Print Close

An impossibility theorem for principal component analysis

Presented During: The Geometry of Estimation in High Dimensions

Hubeyb Gurdogan Co-Author
University of California, Los Angeles

Hubeyb Gurdogan Speaker
University of California, Los Angeles

Tuesday, Aug 5: 9:35 AM - 9:55 AM
Topic-Contributed Paper Session

Music City Center

Large covariance estimation plays a central role in high dimensional statistics. We suppose the pairwise correlations among variables are due to a small number of latent factors, which yields a spiked covariance structure where a few large eigenvalues separate from a bulk spectrum. The associated eigenvectors form a population quantity of interest, denoted B, while their empirical counterparts, H, are typically estimated via the leading eigenvectors of the sample covariance matrix.

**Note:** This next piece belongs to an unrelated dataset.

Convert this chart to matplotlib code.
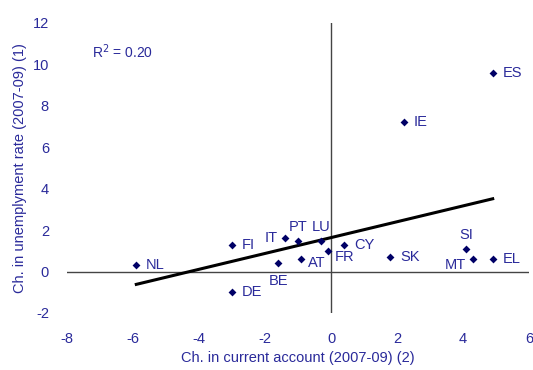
import numpy as np
import matplotlib
matplotlib.use("Agg")
import matplotlib.pyplot as plt
from matplotlib import font_manager

# Ch. in current account (x) and ch. in unemployment rate (y), 2007-09
countries = ["NL", "FI", "DE", "IT", "PT", "LU", "BE", "AT", "FR",
             "CY", "SK", "SI", "MT", "EL", "ES", "IE"]
current_account = [-5.9, -3.0, -3.0, -1.4, -1.0, -0.3, -1.6, -0.9, -0.1,
                   0.4, 1.8, 4.1, 4.3, 4.9, 4.9, 2.2]
unemployment = [0.3, 1.3, -1.0, 1.6, 1.5, 1.5, 0.4, 0.6, 1.0,
                1.3, 0.7, 1.1, 0.6, 0.6, 9.6, 7.2]
x_ticks = [-8, -6, -4, -2, 0, 2, 4, 6]
y_ticks = [-2, 0, 2, 4, 6, 8, 10, 12]

# label placement (offset in points, horizontal alignment, vertical alignment)
label_pos = {
    "IT": (-5, 0, "right", "center"),
    "PT": (0, 10, "center", "center"),
    "LU": (0, 10, "center", "center"),
    "BE": (0, -13, "center", "center"),
    "AT": (5, -3, "left", "center"),
    "FR": (5, -4.5, "left", "center"),
    "SI": (0, 10, "center", "center"),
    "MT": (-5, -4, "right", "center"),
}

names = [f.name for f in font_manager.fontManager.ttflist]
family = "Liberation Sans Narrow" if "Liberation Sans Narrow" in names else "Liberation Sans"
plt.rcParams["font.family"] = [family, "DejaVu Sans"]
plt.rcParams["axes.unicode_minus"] = False

text_col = "#2a2a9a"
marker_col = "#000066"
fs = 10.5

fig = plt.figure(figsize=(5.33, 3.70), dpi=100)
ax = fig.add_axes([67 / 533, 1 - 313 / 370, 462 / 533, 290 / 370])

ax.axhline(0, color="#444444", lw=1.0, zorder=1)
ax.axvline(0, color="#444444", lw=1.0, zorder=1)

ax.scatter(current_account, unemployment, marker="D", s=16, color=marker_col,
           linewidths=0, zorder=3)

x = np.array(current_account)
y = np.array(unemployment)
slope, intercept = np.polyfit(x, y, 1)
xs = np.array([x.min(), x.max()])
ax.plot(xs, slope * xs + intercept, color="black", lw=2.2, zorder=2)

for name, cx, cy in zip(countries, current_account, unemployment):
    dx, dy, ha, va = label_pos.get(name, (7, 0, "left", "center"))
    ax.annotate(name, (cx, cy), xytext=(dx, dy), textcoords="offset points",
                ha=ha, va=va, fontsize=fs, color=text_col)

ax.text(-7.25, 10.6, "R$^2$ = 0.20", fontsize=10, color=text_col,
        ha="left", va="center")

ax.set_xlim(-8, 6)
ax.set_ylim(-2, 12)
ax.set_xticks(x_ticks)
ax.set_yticks(y_ticks)
ax.tick_params(length=0, labelsize=fs, colors=text_col)
ax.tick_params(axis="x", pad=14)
ax.tick_params(axis="y", pad=13)
for s in ax.spines.values():
    s.set_visible(False)

ax.set_xlabel("Ch. in current account (2007-09) (2)", fontsize=fs, color=text_col,
              labelpad=3)
ax.set_ylabel("Ch. in unemplyment rate (2007-09) (1)", fontsize=fs, color=text_col,
              labelpad=4)

fig.savefig("out.png", dpi=100)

The matrix B^T H (the transpose of B multiplied by H), which captures the alignment between sample and population eigenvectors. This matrix provides a fine grained measure of estimation accuracy. We establish an impossibility theorem showing that for finite sample size, in general, no consistent estimator of B^T H exists as the dimension grows to infinity. This finding has important implications for principal component analysis for high dimensional data with a small sample size, an increasingly relevant setting in data science.